The proposal, perhaps the most controversial of Clinton's broad package of education initiatives, has been criticized by some educators and politicians as an attempt by the federal government to usurp state control over education.

"That's nonsense," Clinton said in response. He accused his opponents of hiding behind a "very small fig leaf," and suggested the only way U.S. students will be able to catch up to those in other industrialized countries is if people stop talking about states' rights and start giving students national tests that reflect global standards.

"He has very little to sell here," said Nancy Grasmick, Maryland's state superintendent of schools, adding that the president's proposals are "totally congruent with what Maryland is doing."

But the president clearly would receive mixed reviews on his testing proposal in many other state capitals, and in Washington the GOP-controlled Congress has already expressed skepticism.

"This is not the federal government's job.

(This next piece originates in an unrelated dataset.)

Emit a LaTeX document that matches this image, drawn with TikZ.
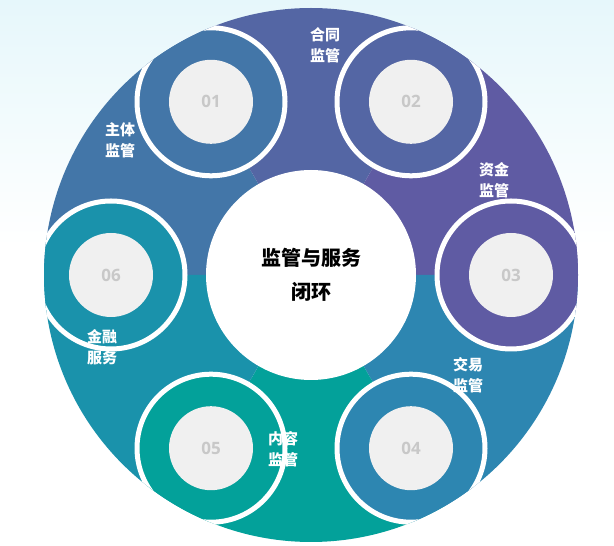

It's the state's job," said Robert Calfee, a professor of education and psychology at Stanford University and a co-chairman of the California commission charged with developing statewide academic standards.

Most states, however, do have their own statewide testing programs. They also use the National Assessment of Education Progress Test to evaluate a sample of their students. Clinton's proposed fourth-grade reading test would be modeled on this exam, and the eighth-grade math evaluation would be derived from the Third International Math and Science Study, a test that the United States and a dozen other nations use to determine and compare student achievement in those subjects.